╭─ Data excerpt

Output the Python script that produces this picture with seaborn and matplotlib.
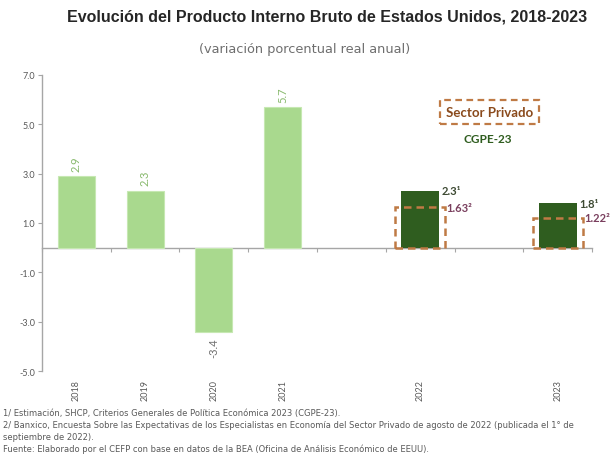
import matplotlib
matplotlib.use("Agg")
import matplotlib.pyplot as plt
import seaborn as sns

# data
slots = ["2018", "2019", "2020", "2021", "", "2022", " ", "2023"]
hist_years = ["2018", "2019", "2020", "2021"]
hist_values = [2.9, 2.3, -3.4, 5.7]
fcst_years = ["2022", "2023"]
cgpe_values = [2.3, 1.8]
private_values = [1.63, 1.22]
y_ticks = [-5.0, -3.0, -1.0, 1.0, 3.0, 5.0, 7.0]

LIGHT = "#a9d98e"
DARK = "#2f5d1f"
DASH = "#bf7a45"
GREY = "#595959"

sns.set_theme(style="white")
plt.rcParams["font.family"] = ["Lato", "DejaVu Sans"]

fig = plt.figure(figsize=(6.11, 4.60), dpi=100)
ax = fig.add_axes([0.0687, 0.1913, 0.9003, 0.6435])

sns.barplot(x=hist_years, y=hist_values, order=slots, color=LIGHT, width=0.54,
            saturation=1, edgecolor="#c6e8b2", linewidth=0.8, ax=ax)
sns.barplot(x=fcst_years, y=cgpe_values, order=slots, color=DARK, width=0.55,
            saturation=1, linewidth=0, ax=ax)
sns.barplot(x=fcst_years, y=private_values, order=slots, color=DASH, width=0.73,
            saturation=1, fill=False, linestyle=(0, (3, 2)), linewidth=1.8, ax=ax)

hist_c, cgpe_c, priv_c = ax.containers[0], ax.containers[1], ax.containers[2]

# labels on historical bars
for bar, v in zip(hist_c, hist_values):
    col = "#86b86a" if v > 0 else "#6f6f6f"
    ax.annotate(f"{v:.1f}", xy=(bar.get_x() + bar.get_width() / 2, v),
                xytext=(0, 4 if v > 0 else -4), textcoords="offset points",
                rotation=90, ha="center", va="bottom" if v > 0 else "top",
                fontsize=8, color=col)

for bar, v in zip(cgpe_c, cgpe_values):
    ax.annotate(f"{v:.1f}¹", xy=(bar.get_x() + bar.get_width(), v),
                xytext=(2, 0), textcoords="offset points", ha="left", va="center",
                fontsize=8, color="#3d4a33", fontweight="bold")
for bar, v in zip(priv_c, private_values):
    ax.annotate(f"{v:.2f}²", xy=(bar.get_x() + bar.get_width(), v),
                xytext=(1, 0), textcoords="offset points", ha="left", va="center",
                fontsize=8, color="#7a3f5e", fontweight="bold")

ax.set_ylim(-5, 7)
ax.set_xlim(-0.5, 7.5)
ax.set_yticks(y_ticks)
ax.set_yticklabels([f"{t:.1f}" for t in y_ticks], fontsize=6.5, color=GREY)
ax.tick_params(axis="y", length=3, width=0.8, color="#a6a6a6", pad=2, left=True)
ax.tick_params(axis="x", length=0, labelsize=6.5, labelcolor=GREY, pad=6)
for lbl in ax.get_xticklabels():
    lbl.set_rotation(90)

for s in ["top", "right", "bottom"]:
    ax.spines[s].set_visible(False)
ax.spines["left"].set_color("#a6a6a6")
ax.spines["left"].set_linewidth(1)
ax.set_xlabel("")
ax.set_ylabel("")

# zero axis with category boundary ticks
zero = ax.secondary_xaxis(5 / 12)
zero.set_xticks([i - 0.5 for i in range(len(slots) + 1)])
zero.set_xticklabels([])
zero.tick_params(length=3, width=0.8, color="#a6a6a6", direction="out")
zero.spines["bottom"].set_color("#a6a6a6")
zero.spines["bottom"].set_linewidth(1)
ax.set_zorder(1)

# legend-like note
ax.text(0.813, 0.875, "Sector Privado", transform=ax.transAxes, ha="center", va="center",
        fontsize=9.5, color="#8a4a1c", fontweight="bold",
        bbox=dict(boxstyle="square,pad=0.45", fc="none", ec=DASH, ls=(0, (3, 2)), lw=1.6))
ax.text(0.810, 0.784, "CGPE-23", transform=ax.transAxes, ha="center", va="center",
        fontsize=8.5, color=DARK, fontweight="bold")

fig.text(0.535, 0.962, "Evolución del Producto Interno Bruto de Estados Unidos, 2018-2023",
         ha="center", va="center", fontsize=11.5, fontweight="bold", color="#262626",
         family=["Liberation Sans", "DejaVu Sans"])
fig.text(0.498, 0.892, "(variación porcentual real anual)", ha="center", va="center",
         fontsize=9.3, color="#6e6e6e", family=["DejaVu Sans"])

notes = [
    "1/ Estimación, SHCP, Criterios Generales de Política Económica 2023 (CGPE-23).",
    "2/ Banxico, Encuesta Sobre las Expectativas de los Especialistas en Economía del Sector Privado de agosto de 2022 (publicada el 1° de",
    "septiembre de 2022).",
    "Fuente: Elaborado por el CEFP con base en datos de la BEA (Oficina de Análisis Económico de EEUU).",
]
for i, line in enumerate(notes):
    fig.text(0.005, 0.100 - i * 0.0255, line, ha="left", va="center", fontsize=6.0,
             color=GREY, family=["DejaVu Sans"])

fig.savefig("out.png", dpi=100)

╰─

# Instructions for the task
Look at the listing and set down only the lines from its start through the line with "import seaborn as sns", word for word and without pictures.

# Output for this exercise
Output the Python script that produces this picture with seaborn and matplotlib.
import matplotlib
matplotlib.use("Agg")
import matplotlib.pyplot as plt
import seaborn as sns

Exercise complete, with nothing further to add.